Terry Weyna at Reading the Leaves:
I greatly enjoyed reading the last two-thirds of the book. Lake writes in Green’s voice to great effect, exploring her confidence and her self-doubt, her determination and her self-pity. The story told in this segment, if seemingly different from the story of Green’s upbringing, is exciting. For me, though, it simply did not work as well as the first segment. I became so invested in seeing Green gain her freedom that once she did, nothing else seemed quite as interesting. It’s an interesting writing problem: how does one achieve such a goal and still make what comes after seem of utmost importance to the reader? Lake does not seem to have figured that out. Again, the rest of the book is enjoyable, but it seems so very different from what went before that it must be noted as a major flaw.
Daniel Hemmens at FerretBrain:
It gets worse, considerably worse, when she returns to her home. Suddenly Copper Downs goes from being not merely more affluent than her homeland but objectively better. Green states, quite clearly, that:
My captors had been right. Rather I should have been on my knees thanking the Factor for what he had taken me from.
Now I know that this is partly Green giving in to despair, but nothing in the text challenges this conclusion. It’s rather an object lesson in the dangers of taking on too many genre stereotypes at once.
Had this been the story of a white man who was taken away from his pseudo-European farming village and conscripted into the armies of the Dark Lord of Evil then I would have been overjoyed to find him returning home to realise that his long lost homeland was a poverty stricken shithole and his father was a bastard who never cared about him. It would challenge the assumptions of a genre that frequently glamourises poverty, and it wouldn’t have any creepy overtones (unless you want to make a big thing about militarism).

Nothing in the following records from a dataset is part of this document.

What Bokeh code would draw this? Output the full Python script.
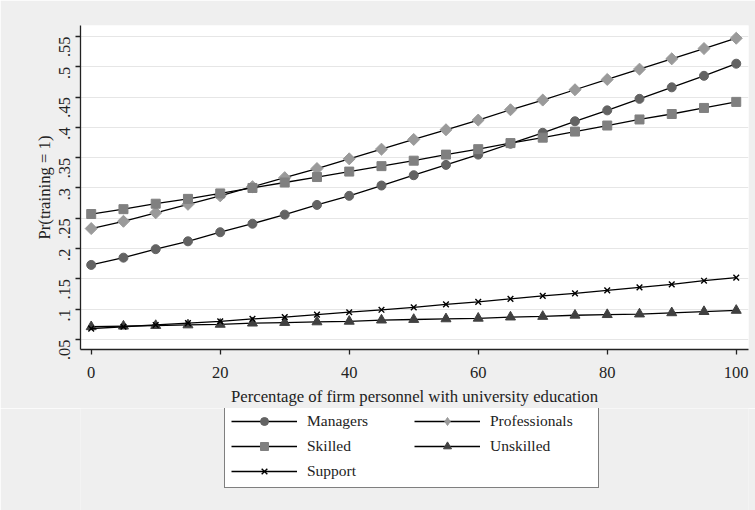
import math
from bokeh.plotting import figure
from bokeh.models import FixedTicker, Legend, LegendItem
from bokeh.layouts import column
from bokeh.embed import file_html
from bokeh.resources import INLINE

x_pct = [0, 5, 10, 15, 20, 25, 30, 35, 40, 45, 50, 55, 60, 65, 70, 75, 80, 85, 90, 95, 100]

managers = [0.173, 0.185, 0.199, 0.212, 0.227, 0.241, 0.256, 0.272, 0.287, 0.304, 0.321,
            0.338, 0.355, 0.373, 0.391, 0.410, 0.428, 0.447, 0.466, 0.485, 0.505]
professionals = [0.233, 0.245, 0.259, 0.273, 0.287, 0.302, 0.317, 0.332, 0.348, 0.364, 0.380,
                 0.396, 0.412, 0.429, 0.445, 0.462, 0.479, 0.496, 0.513, 0.530, 0.547]
skilled = [0.257, 0.265, 0.274, 0.282, 0.291, 0.300, 0.309, 0.318, 0.327, 0.336, 0.345,
           0.355, 0.364, 0.374, 0.383, 0.393, 0.403, 0.413, 0.422, 0.432, 0.442]
unskilled = [0.071, 0.072, 0.073, 0.074, 0.075, 0.077, 0.078, 0.079, 0.080, 0.082, 0.083,
             0.084, 0.085, 0.087, 0.088, 0.090, 0.091, 0.092, 0.094, 0.096, 0.098]
support = [0.068, 0.071, 0.074, 0.077, 0.080, 0.084, 0.087, 0.091, 0.095, 0.099, 0.103,
           0.108, 0.112, 0.117, 0.122, 0.126, 0.131, 0.136, 0.141, 0.147, 0.152]

series_names = ["Managers", "Professionals", "Skilled", "Unskilled", "Support"]

y_ticks = [0.05, 0.1, 0.15, 0.2, 0.25, 0.3, 0.35, 0.4, 0.45, 0.5, 0.55]
y_tick_labels = [".05", ".1", ".15", ".2", ".25", ".3", ".35", ".4", ".45", ".5", ".55"]
x_ticks = [0, 20, 40, 60, 80, 100]

FONT = "Liberation Serif"
BG = "#efefef"

p = figure(width=755, height=408, output_backend="svg", toolbar_location=None,
           x_range=(-1.66, 101.9), y_range=(0.0335, 0.568),
           min_border_left=80, min_border_right=7, min_border_top=25, min_border_bottom=59)
p.background_fill_color = "white"
p.border_fill_color = BG
p.outline_line_color = None

p.xgrid.grid_line_color = None
p.ygrid.grid_line_color = "#e6e6e6"
p.ygrid.grid_line_width = 1.2
p.ygrid.ticker = FixedTicker(ticks=y_ticks)

p.yaxis.ticker = FixedTicker(ticks=y_ticks)
p.yaxis.major_label_overrides = {t: l for t, l in zip(y_ticks, y_tick_labels)}
p.yaxis.major_label_orientation = math.pi / 2
p.xaxis.ticker = FixedTicker(ticks=x_ticks)

for ax in (p.xaxis, p.yaxis):
    ax.axis_line_color = "#222222"
    ax.axis_line_width = 1.3
    ax.major_tick_line_color = "#222222"
    ax.major_tick_line_width = 1.3
    ax.major_tick_out = 5
    ax.major_tick_in = 0
    ax.minor_tick_line_color = None
    ax.major_label_text_font = FONT
    ax.major_label_text_font_size = "16.5px"
    ax.major_label_text_color = "#222222"
    ax.axis_label_text_font = FONT
    ax.axis_label_text_font_size = "16.7px"
    ax.axis_label_text_font_style = "normal"
    ax.axis_label_text_color = "#222222"

p.xaxis.axis_label = "Percentage of firm personnel with university education"
p.yaxis.axis_label = "Pr(training = 1)"
p.xaxis.major_label_standoff = 12
p.xaxis.axis_label_standoff = 6
p.yaxis.major_label_standoff = 11
p.yaxis.axis_label_standoff = -3

styles = [
    dict(marker="circle", size=9, fill_color="#636363", line_color="#636363"),
    dict(marker="square", size=8.5, angle=math.pi / 4, fill_color="#9a9a9a", line_color="#9a9a9a"),
    dict(marker="square", size=9, fill_color="#808080", line_color="#808080"),
    dict(marker="triangle", size=10, fill_color="#404040", line_color="#404040"),
    dict(marker="x", size=8, line_color="black", line_width=1.4),
]
legend_styles = [
    dict(marker="circle", size=9, fill_color="#636363", line_color="#636363"),
    dict(marker="diamond", size=13, fill_color="#9a9a9a", line_color="#9a9a9a"),
    dict(marker="square", size=9, fill_color="#808080", line_color="#808080"),
    dict(marker="triangle", size=10, fill_color="#404040", line_color="#404040"),
    dict(marker="x", size=8, line_color="black", line_width=1.4),
]
series_values = [managers, professionals, skilled, unskilled, support]

for vals, st in zip(series_values, styles):
    p.line(x_pct, vals, line_color="black", line_width=1.3)
    p.scatter(x_pct, vals, **st)

# legend strip below the chart (its data lie outside its visible range)
q = figure(width=755, height=102, output_backend="svg", toolbar_location=None,
           x_range=(-1000, -999), y_range=(0, 1), x_axis_type=None, y_axis_type=None,
           min_border_left=80, min_border_right=7, min_border_top=0, min_border_bottom=0)
q.background_fill_color = BG
q.border_fill_color = BG
q.outline_line_color = None
q.xgrid.grid_line_color = None
q.ygrid.grid_line_color = None

items = []
for name, vals, st in zip(series_names, series_values, legend_styles):
    ln = q.line(x_pct, vals, line_color="black", line_width=1.3)
    sc = q.scatter(x_pct, vals, **st)
    items.append(LegendItem(label=name, renderers=[ln, sc]))

legend = Legend(items=items, location=(144, 22), orientation="horizontal", ncols=2)
legend.label_text_font = FONT
legend.label_text_font_size = "15.5px"
legend.label_text_color = "#222222"
legend.glyph_width = 66
legend.glyph_height = 20
legend.label_standoff = 10
legend.label_width = 102
legend.spacing = 5
legend.padding = 6
legend.margin = 0
legend.border_line_color = "black"
legend.border_line_width = 1.2
legend.background_fill_color = "white"
legend.background_fill_alpha = 1
q.add_layout(legend, "center")

layout = column(p, q, spacing=0)
open("out.html", "w").write(file_html(layout, INLINE))
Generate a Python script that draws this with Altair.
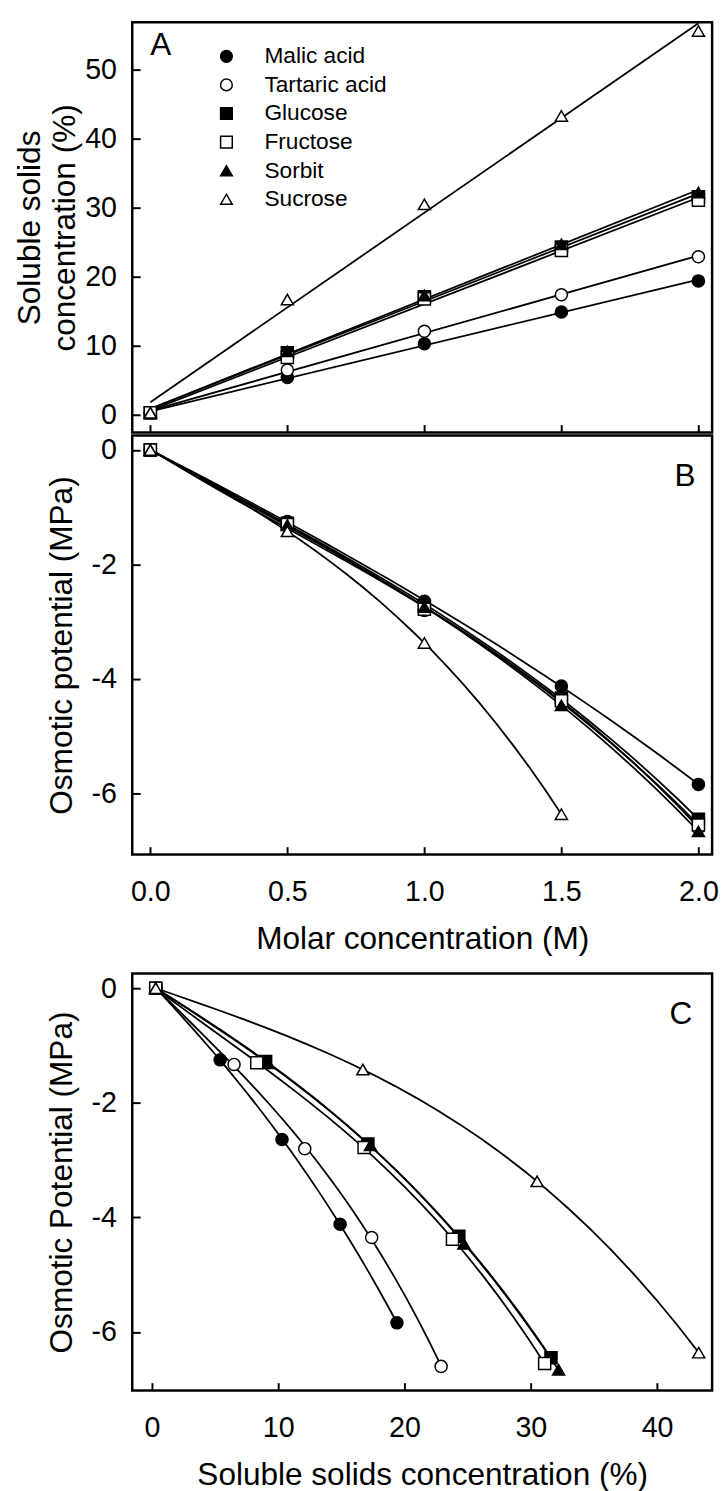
import altair as alt
import pandas as pd

FONT = "Liberation Sans"

# ---------------- data ----------------
series_names = ["Malic acid", "Tartaric acid", "Glucose", "Fructose", "Sorbit", "Sucrose"]
molar = [0.0, 0.5, 1.0, 1.5, 2.0]

# soluble solids concentration (%) per molar level
ssc_malic = [0.3, 5.4, 10.3, 14.9, 19.4]
ssc_tartaric = [0.3, 6.5, 12.1, 17.4, 22.9]
ssc_glucose = [0.3, 9.0, 17.1, 24.3, 31.6]
ssc_fructose = [0.3, 8.3, 16.8, 23.8, 31.1]
ssc_sorbit = [0.3, 9.2, 17.3, 24.7, 32.2]
ssc_sucrose = [0.3, 16.7, 30.5, 43.3, 55.6]

# osmotic potential (MPa) per molar level
op_malic = [0.0, -1.25, -2.64, -4.12, -5.84]
op_tartaric = [0.0, -1.33, -2.80, -4.35, -6.60]
op_glucose = [0.0, -1.28, -2.72, -4.33, -6.45]
op_fructose = [0.0, -1.30, -2.78, -4.38, -6.55]
op_sorbit = [0.0, -1.31, -2.74, -4.46, -6.66]
op_sucrose = [0.0, -1.42, -3.37, -6.36]

shapes = ["circle", "circle", "square", "square", "triangle-up", "triangle-up"]
fills = ["black", "white", "black", "white", "black", "white"]
strokes = ["black"] * 6

ticks_molar = [0.0, 0.5, 1.0, 1.5, 2.0]
ticks_ssc_a = [0, 10, 20, 30, 40, 50]
ticks_op = [0, -2, -4, -6]
ticks_ssc_c = [0, 10, 20, 30, 40]

panel_letters = ["A", "B", "C"]
letter_x = [0.0, 1.99, 42.8]
letter_y = [53.5, -0.45, -0.45]

ssc = dict(zip(series_names, [ssc_malic, ssc_tartaric, ssc_glucose, ssc_fructose, ssc_sorbit, ssc_sucrose]))
op = dict(zip(series_names, [op_malic, op_tartaric, op_glucose, op_fructose, op_sorbit, op_sucrose]))

rows = []
for s in series_names:
    for i, m in enumerate(molar):
        rows.append({"series": s, "molar": m, "ssc": ssc[s][i],
                     "op": op[s][i] if i < len(op[s]) else None})
df = pd.DataFrame(rows)
df_op = df.dropna(subset=["op"]).reset_index(drop=True)

letters = pd.DataFrame({"panel": panel_letters, "lx": letter_x, "ly": letter_y})

# ---------------- layout ----------------
W = 588
HA, HB, HC = 416, 425, 423

x_m_scale = alt.Scale(domain=[-0.066, 2.05], nice=False, zero=False)
ya_scale = alt.Scale(domain=[-2.56, 56.86], nice=False, zero=False)
yb_scale = alt.Scale(domain=[-7.066, 0.254], nice=False, zero=False)
yc_scale = alt.Scale(domain=[-7.022, 0.258], nice=False, zero=False)
xc_scale = alt.Scale(domain=[-1.56, 44.36], nice=False, zero=False)

shape_scale = alt.Scale(domain=series_names, range=shapes)
fill_scale = alt.Scale(domain=series_names, range=fills)
stroke_scale = alt.Scale(domain=series_names, range=strokes)

MINUS = "replace(datum.label, '\u2212', '-')"


def left_axis(values, title, title_x):
    return alt.Axis(values=values, title=title, orient="left", offset=-8,
                    tickSize=8, tickWidth=2, tickColor="black", domain=False, grid=False,
                    labelFont=FONT, labelFontSize=29, labelColor="black", labelPadding=16,
                    labelExpr=MINUS,
                    titleFont=FONT, titleFontSize=32, titleFontWeight="normal",
                    titleColor="black", titleAngle=270, titleBaseline="alphabetic",
                    titleX=title_x, titleLineHeight=35)


def bottom_axis(values, title, fmt, labels=True):
    kw = dict(values=values, orient="bottom", offset=-8, tickSize=8, tickWidth=2,
              tickColor="black", domain=False, grid=False, labels=labels)
    if labels:
        kw.update(format=fmt, labelFont=FONT, labelFontSize=29, labelColor="black",
                  labelPadding=24, labelFlush=False, title=title, titleFont=FONT,
                  titleFontSize=32, titleFontWeight="normal", titleColor="black",
                  titlePadding=17)
    else:
        kw.update(title=None)
    return alt.Axis(**kw)


legend = alt.Legend(orient="none", legendX=84, legendY=23, title=None, padding=0,
                    labelFont=FONT, labelFontSize=23, labelColor="black",
                    symbolSize=140, symbolStrokeWidth=1.5, symbolStrokeColor="black",
                    rowPadding=5, labelOffset=27)

point_kw = dict(size=150, strokeWidth=1.5, opacity=1)
line_kw = dict(color="black", strokeWidth=1.8)
text_kw = dict(font=FONT, fontSize=32, color="black", baseline="middle")


def point_layer(base, show_legend):
    lg = legend if show_legend else None
    return base.mark_point(**point_kw).encode(
        shape=alt.Shape("series:N", scale=shape_scale, legend=lg),
        fill=alt.Fill("series:N", scale=fill_scale, legend=lg),
        stroke=alt.Stroke("series:N", scale=stroke_scale, legend=lg),
    )


# ---------------- panel A ----------------
axA_x = bottom_axis(ticks_molar, None, ".1f", labels=False)
axA_y = left_axis(ticks_ssc_a, ["Soluble solids", "concentration (%)"], -102)
baseA = alt.Chart(df).encode(
    x=alt.X("molar:Q", scale=x_m_scale, axis=axA_x),
    y=alt.Y("ssc:Q", scale=ya_scale, axis=axA_y),
)
linesA = baseA.transform_regression("molar", "ssc", groupby=["series"]).mark_line(**line_kw).encode(
    detail="series:N")
pointsA = point_layer(baseA, True)
textA = alt.Chart(letters).transform_filter(alt.datum.panel == "A").mark_text(align="left", **text_kw).encode(
    x=alt.X("lx:Q", scale=x_m_scale, axis=axA_x),
    y=alt.Y("ly:Q", scale=ya_scale, axis=axA_y),
    text="panel:N",
)
A = alt.layer(linesA, pointsA, textA).properties(width=W, height=HA)

# ---------------- panel B ----------------
axB_x = bottom_axis(ticks_molar, "Molar concentration (M)", ".1f")
axB_y = left_axis(ticks_op, "Osmotic potential (MPa)", -70)
baseB = alt.Chart(df_op).encode(
    x=alt.X("molar:Q", scale=x_m_scale, axis=axB_x),
    y=alt.Y("op:Q", scale=yb_scale, axis=axB_y),
)
linesB = baseB.transform_regression("molar", "op", groupby=["series"], method="poly", order=3).mark_line(
    **line_kw).encode(detail="series:N")
pointsB = point_layer(baseB, False)
textB = alt.Chart(letters).transform_filter(alt.datum.panel == "B").mark_text(align="right", **text_kw).encode(
    x=alt.X("lx:Q", scale=x_m_scale, axis=axB_x),
    y=alt.Y("ly:Q", scale=yb_scale, axis=axB_y),
    text="panel:N",
)
B = alt.layer(linesB, pointsB, textB).properties(width=W, height=HB)

# ---------------- panel C ----------------
axC_x = bottom_axis(ticks_ssc_c, "Soluble solids concentration (%)", "d")
axC_y = left_axis(ticks_op, "Osmotic Potential (MPa)", -70)
baseC = alt.Chart(df_op).encode(
    x=alt.X("ssc:Q", scale=xc_scale, axis=axC_x),
    y=alt.Y("op:Q", scale=yc_scale, axis=axC_y),
)
linesC = baseC.transform_regression("ssc", "op", groupby=["series"], method="poly", order=3).mark_line(
    **line_kw).encode(detail="series:N")
pointsC = point_layer(baseC, False)
textC = alt.Chart(letters).transform_filter(alt.datum.panel == "C").mark_text(align="right", **text_kw).encode(
    x=alt.X("lx:Q", scale=xc_scale, axis=axC_x),
    y=alt.Y("ly:Q", scale=yc_scale, axis=axC_y),
    text="panel:N",
)
C = alt.layer(linesC, pointsC, textC).properties(
    width=W, height=HC, title=alt.TitleParams(text=" ", fontSize=4, offset=14))

chart = (
    alt.vconcat(A, B, C, spacing=-2.5)
    .resolve_scale(x="independent", y="independent", shape="independent",
                   fill="independent", stroke="independent")
    .resolve_axis(x="independent", y="independent")
    .resolve_legend(shape="independent", fill="independent", stroke="independent")
    .properties(padding={"left": 4, "top": 0, "right": 0, "bottom": 0})
    .configure_view(stroke="black", strokeWidth=2.5)
)

chart.save("out.html", embed_options={"renderer": "svg", "actions": False})
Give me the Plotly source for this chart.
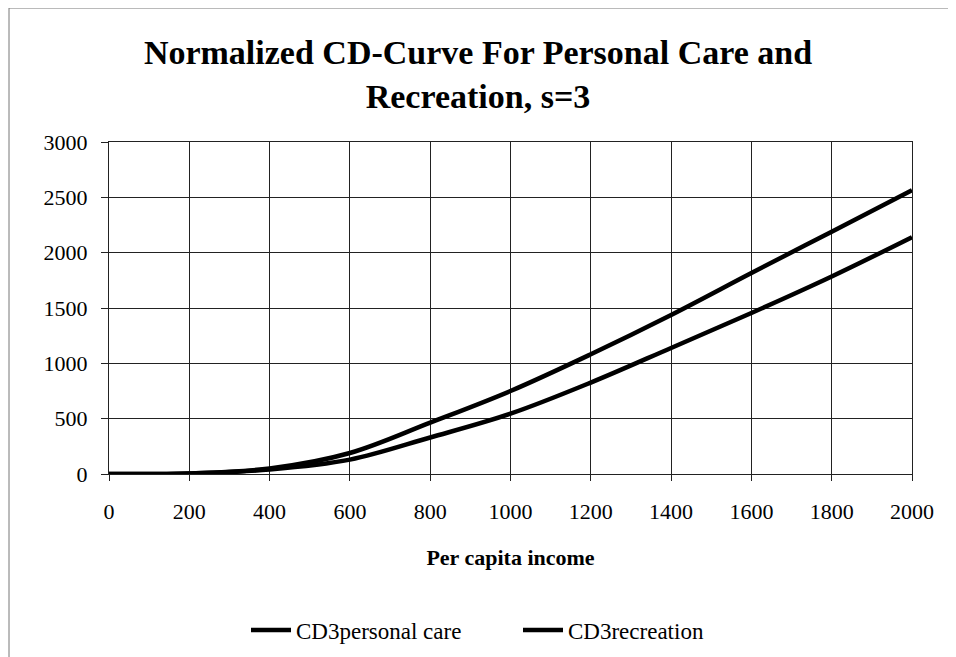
import plotly.graph_objects as go

# per capita income (x) and normalized CD-curve values
income = [0, 200, 400, 600, 800, 1000, 1200, 1400, 1600, 1800, 2000]
cd3_personal_care = [0, 4, 40, 130, 330, 545, 826, 1139, 1455, 1785, 2140]
cd3_recreation = [0, 5, 50, 190, 464, 750, 1082, 1437, 1816, 2190, 2565]

y_ticks = [0, 500, 1000, 1500, 2000, 2500, 3000]
x_ticks = [0, 200, 400, 600, 800, 1000, 1200, 1400, 1600, 1800, 2000]

W, H = 956, 657
L, R, T, B = 101, 52, 134, 191
serif = 'Liberation Serif, Times New Roman, serif'

fig = go.Figure()
fig.add_trace(go.Scatter(
    x=income, y=cd3_personal_care, mode='lines', name='CD3personal care',
    line=dict(color='black', width=4.5, shape='spline'),
))
fig.add_trace(go.Scatter(
    x=income, y=cd3_recreation, mode='lines', name='CD3recreation',
    line=dict(color='black', width=4.5, shape='spline'),
))

pw, ph = W - L - R, H - T - B


def px_x(px):
    return (px - L) / pw


def px_y(py):
    return (H - B - py) / ph


# outer chart frame, like the Excel chart border
fig.add_shape(
    type='rect', xref='paper', yref='paper',
    x0=px_x(1), x1=px_x(946), y0=px_y(656), y1=px_y(0),
    line=dict(color='#777', width=1), layer='below',
)

fig.update_layout(
    width=W, height=H,
    paper_bgcolor='white', plot_bgcolor='white',
    margin=dict(l=L, r=R, t=T, b=B),
    font=dict(family=serif, color='black', size=22),
    title=dict(
        text='<b>Normalized CD-Curve For Personal Care and<br>Recreation, s=3</b>',
        x=470 / W, xanchor='center', y=1 - 56 / H, yanchor='middle',
        font=dict(size=34, family=serif, color='black'),
    ),
    showlegend=True,
    legend=dict(
        orientation='h', x=238 / W, xanchor='left', xref='container',
        y=1 - 622 / H, yanchor='middle', yref='container',
        font=dict(size=23, family=serif), itemwidth=40,
        entrywidth=217, entrywidthmode='pixels',
    ),
)
fig.update_xaxes(
    range=[0, 2000], tickvals=x_ticks, showgrid=True, gridcolor='#222', gridwidth=1,
    showline=True, linecolor='#222', linewidth=1, mirror=True,
    ticks='outside', ticklen=6, tickcolor='#222', ticklabelstandoff=12,
    tickfont=dict(size=22, family=serif), zeroline=False,
    title=dict(text='<b>Per capita income</b>', font=dict(size=22, family=serif), standoff=26),
)
fig.update_yaxes(
    range=[0, 3000], tickvals=y_ticks, showgrid=True, gridcolor='#222', gridwidth=1,
    showline=True, linecolor='#222', linewidth=1, mirror=True,
    ticks='outside', ticklen=7, tickcolor='#222', ticklabelstandoff=9,
    tickfont=dict(size=22, family=serif), zeroline=False,
)

fig.write_html('out.html')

Make the white man a south-Asian woman, however, and you start getting into difficulties, because now you’re not saying “being poor sucks” you’re saying “being foreign sucks”. Turn conscription into slavery and you’re not saying “you might be better off in the army than on a farm” you’re saying “you might be better off as a slave in Europe than as a free man in your own country.” Add in the courtesan angle and you’re saying “it is a good thing for south-Asian women to be sold as sex slaves to European men.”
I hope I don’t need to point out that this really isn’t okay.